DATASET EXTRACT:
:::
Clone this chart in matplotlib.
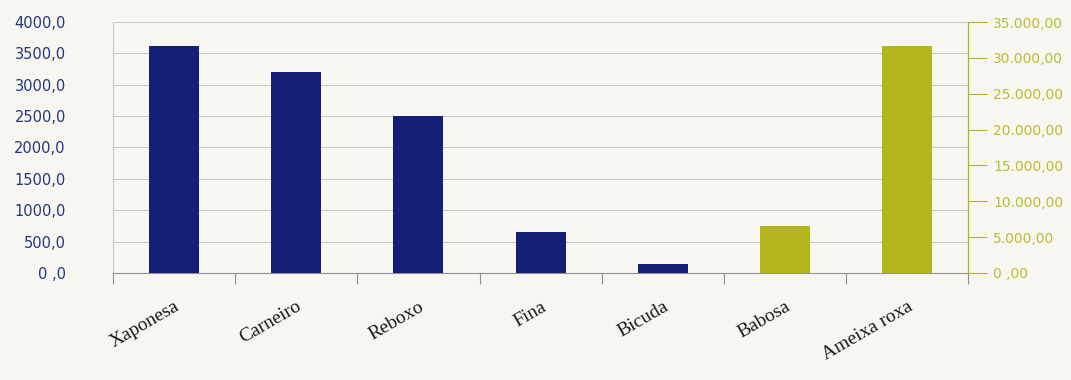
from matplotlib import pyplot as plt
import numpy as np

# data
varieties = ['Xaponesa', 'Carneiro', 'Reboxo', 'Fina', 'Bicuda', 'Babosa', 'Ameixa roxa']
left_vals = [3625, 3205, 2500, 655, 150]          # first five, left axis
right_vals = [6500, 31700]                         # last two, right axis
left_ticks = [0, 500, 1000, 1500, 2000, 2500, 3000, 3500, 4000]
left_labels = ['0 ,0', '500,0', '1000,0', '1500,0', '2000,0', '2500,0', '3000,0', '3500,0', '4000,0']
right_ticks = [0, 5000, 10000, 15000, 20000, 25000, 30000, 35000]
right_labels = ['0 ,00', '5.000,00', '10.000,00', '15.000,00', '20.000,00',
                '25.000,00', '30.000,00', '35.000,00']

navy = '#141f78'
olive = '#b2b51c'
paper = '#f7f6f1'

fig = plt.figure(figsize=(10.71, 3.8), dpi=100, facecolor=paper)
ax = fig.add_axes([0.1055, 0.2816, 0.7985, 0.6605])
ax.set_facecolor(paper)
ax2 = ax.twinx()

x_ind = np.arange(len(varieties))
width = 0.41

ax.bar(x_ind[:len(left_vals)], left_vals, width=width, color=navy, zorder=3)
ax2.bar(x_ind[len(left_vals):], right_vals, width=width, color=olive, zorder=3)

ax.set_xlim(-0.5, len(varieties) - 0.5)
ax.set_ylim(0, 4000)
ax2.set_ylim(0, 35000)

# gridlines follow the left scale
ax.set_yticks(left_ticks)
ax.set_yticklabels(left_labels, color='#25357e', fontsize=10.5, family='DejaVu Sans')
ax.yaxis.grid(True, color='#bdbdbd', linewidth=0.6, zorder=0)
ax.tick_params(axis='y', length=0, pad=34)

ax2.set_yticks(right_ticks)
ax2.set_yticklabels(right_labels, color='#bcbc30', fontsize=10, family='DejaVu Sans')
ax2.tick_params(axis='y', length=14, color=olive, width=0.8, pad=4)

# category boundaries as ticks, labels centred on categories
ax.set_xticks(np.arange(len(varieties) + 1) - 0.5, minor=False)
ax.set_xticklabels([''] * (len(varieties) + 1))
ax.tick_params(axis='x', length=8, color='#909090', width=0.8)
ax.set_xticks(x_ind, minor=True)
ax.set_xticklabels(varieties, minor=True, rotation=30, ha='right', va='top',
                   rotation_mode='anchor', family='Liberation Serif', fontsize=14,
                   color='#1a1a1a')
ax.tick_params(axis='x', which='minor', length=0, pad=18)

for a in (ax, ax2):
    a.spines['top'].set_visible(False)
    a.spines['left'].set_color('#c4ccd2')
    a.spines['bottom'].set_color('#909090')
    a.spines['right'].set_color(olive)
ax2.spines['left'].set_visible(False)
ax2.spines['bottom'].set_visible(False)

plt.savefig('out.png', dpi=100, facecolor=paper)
:::
WRITTEN PROBLEM: Reproduce the material word for word, minus the images.

WORKED SOLUTION:
Clone this chart in matplotlib.
from matplotlib import pyplot as plt
import numpy as np

# data
varieties = ['Xaponesa', 'Carneiro', 'Reboxo', 'Fina', 'Bicuda', 'Babosa', 'Ameixa roxa']
left_vals = [3625, 3205, 2500, 655, 150]          # first five, left axis
right_vals = [6500, 31700]                         # last two, right axis
left_ticks = [0, 500, 1000, 1500, 2000, 2500, 3000, 3500, 4000]
left_labels = ['0 ,0', '500,0', '1000,0', '1500,0', '2000,0', '2500,0', '3000,0', '3500,0', '4000,0']
right_ticks = [0, 5000, 10000, 15000, 20000, 25000, 30000, 35000]
right_labels = ['0 ,00', '5.000,00', '10.000,00', '15.000,00', '20.000,00',
                '25.000,00', '30.000,00', '35.000,00']

navy = '#141f78'
olive = '#b2b51c'
paper = '#f7f6f1'

fig = plt.figure(figsize=(10.71, 3.8), dpi=100, facecolor=paper)
ax = fig.add_axes([0.1055, 0.2816, 0.7985, 0.6605])
ax.set_facecolor(paper)
ax2 = ax.twinx()

x_ind = np.arange(len(varieties))
width = 0.41

ax.bar(x_ind[:len(left_vals)], left_vals, width=width, color=navy, zorder=3)
ax2.bar(x_ind[len(left_vals):], right_vals, width=width, color=olive, zorder=3)

ax.set_xlim(-0.5, len(varieties) - 0.5)
ax.set_ylim(0, 4000)
ax2.set_ylim(0, 35000)

# gridlines follow the left scale
ax.set_yticks(left_ticks)
ax.set_yticklabels(left_labels, color='#25357e', fontsize=10.5, family='DejaVu Sans')
ax.yaxis.grid(True, color='#bdbdbd', linewidth=0.6, zorder=0)
ax.tick_params(axis='y', length=0, pad=34)

ax2.set_yticks(right_ticks)
ax2.set_yticklabels(right_labels, color='#bcbc30', fontsize=10, family='DejaVu Sans')
ax2.tick_params(axis='y', length=14, color=olive, width=0.8, pad=4)

# category boundaries as ticks, labels centred on categories
ax.set_xticks(np.arange(len(varieties) + 1) - 0.5, minor=False)
ax.set_xticklabels([''] * (len(varieties) + 1))
ax.tick_params(axis='x', length=8, color='#909090', width=0.8)
ax.set_xticks(x_ind, minor=True)
ax.set_xticklabels(varieties, minor=True, rotation=30, ha='right', va='top',
                   rotation_mode='anchor', family='Liberation Serif', fontsize=14,
                   color='#1a1a1a')
ax.tick_params(axis='x', which='minor', length=0, pad=18)

for a in (ax, ax2):
    a.spines['top'].set_visible(False)
    a.spines['left'].set_color('#c4ccd2')
    a.spines['bottom'].set_color('#909090')
    a.spines['right'].set_color(olive)
ax2.spines['left'].set_visible(False)
ax2.spines['bottom'].set_visible(False)

plt.savefig('out.png', dpi=100, facecolor=paper)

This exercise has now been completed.